Contemporary Native Art Manifestation – A stake in the ground
The sculpture is striking. A life-size, kneeling, suppliant figure in a black hooded sweatshirt, jet black hair spilling out, obscuring the face and body, spreading like a vast cloak around it. White hands, with palms turned upward further impress the notion of supplication and reverence. Yet the lettering on the back of the garment speaks of defiance, and the figure suddenly resembles a crouching tiger in an instant before pouncing. “Fucking Artist, Fucking Indian” read the criss-crossing letters, and the mood turns…
This untitled work by Rebecca Belmore, part of a group exhibition of aboriginal contemporary artists, speaks for all of them by incorporating the many seminal elements that make up the message of A Stake in the Ground. Curated by Nadia Myre, a Quebec artist and an Algonquin member of the Kitigan Zibi Anishnabeg, it features contemporary native artists from across Canada and the United States, seeking expression in myriad mediums, linking modernity with the inevitable traditional element that is the eponymous stake that guarantees their cultural survival.
The issue is not new, albeit still unresolved, as aboriginal peoples world over fight for recognition and respect. For the artists among them the battle is fought on two fronts, the creative and the societal, and it is to their credit and innate dignity, that these works move and provoke without ever offending.
Language and the land, are the two threads weaving through this exhibition, and the curator chose the artists along those expansive lines. Inevitably eclectic, the selection resulted in works that although didactically connected, each spoke of a distinct individuality, both in the form of expression and the choice of medium. From painting to video, the many artists – and one must not forget the intricacies of each separate cultural group – have woven a tale of dancing against the many restraints and attempts at assimilation that have been the lot of aboriginal nations.
Some of the works speak in a voice so quiet as to be overwhelmed by the powerful expression of such pieces as Belmore’s. Yet each holds true to the heart of the exhibition, and to that of the artist.
Vanessa Dion Fletcher brings the land into her studio, literally. Referred to as a “nomadic printmaker”, she collects her material by walking her ancestral territory in custom made shoes with copper soles, gathering imprints of the land, which she later transfers into topographic “maps”. The images are delicate and ethereal, resembling Zen drawings. Magical.
Diné photographer William (Will) Wilson offers a strikingly different view in his multiple landscapes with dramatic skies and a sentinel figure in a gas mask. Powerful and contemporary, his large-scale colour photographs are at once romantic and menacing.

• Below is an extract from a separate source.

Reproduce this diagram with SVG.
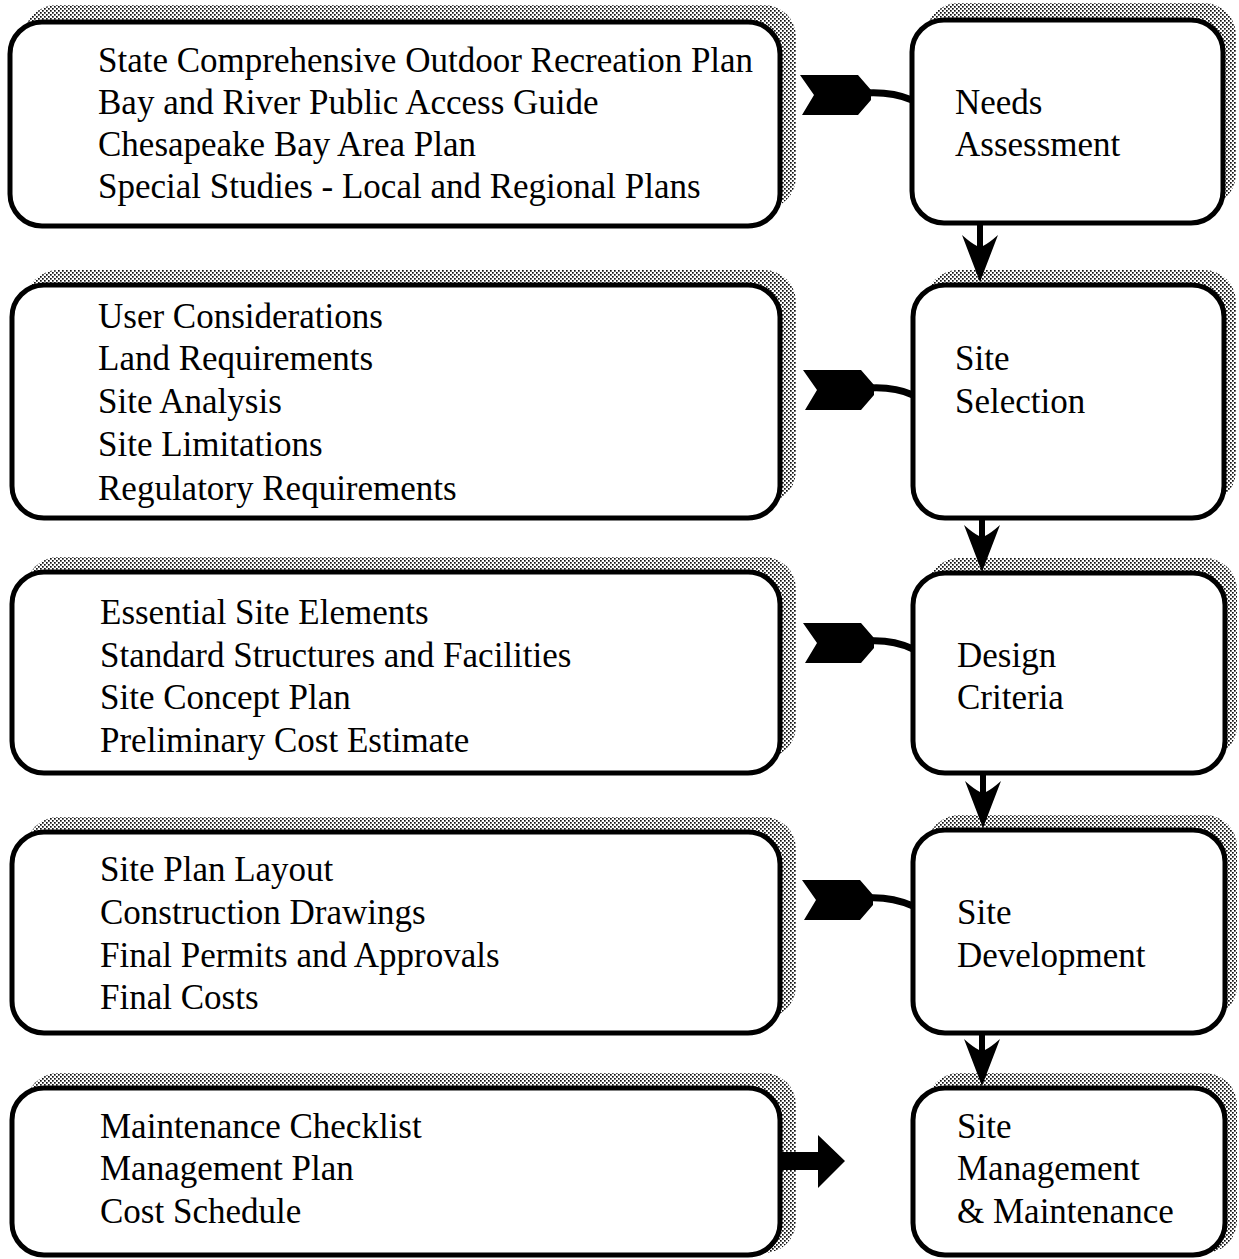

There is little to read between the lines in Hock E Aye Vi Edgar Heap of Birds’ installation Dead Indian Stories, which consists simply of a frieze of 50 red monoprints on rag paper with hand written, graffito style, “headlines” of the type: Find People Kill People Washita River, Indian Still Target Obama Bin Laden Geronimo, Dead Indian Run Over by Cars, and so on. Reality hits home. As it does at the sight of a skinned wolf on the floor, part of its body already lined and bordered for a rug or a trophy, the upper half eerily alive, struggling to rise up. Macabre and grotesque, but nevertheless powerful, this piece by Nicholas Galanin speaks of our relationship to the natural world, especially that of animals.
Nature finds expression in a more gentle, even elegant manner in Sonny Assu’a sculptures, and photographic prints of the pieces. As part of his Longing Series, he presents heads with barely accentuated features, some with a promise of a face, all formed from raw cedar blocks, that by their innate form inspire and invest each work. They are at once contemporary in their unforgiving minimalism, and intrinsically linked to the world of nature of which they were born.
The inclusion of iconic artist Rita Letendre in this exhibition can only be seen as a means of raising the show’s merit, for her hard edge, abstract canvases are in stark contrast to the rest of the works and ultimately do both a disservice. Her only link with the theme is her native heritage – her father was of Aboriginal origin -, her art having gone beyond the message at the heart of A Stake in the Ground. She has set hers firmly in a long time ago.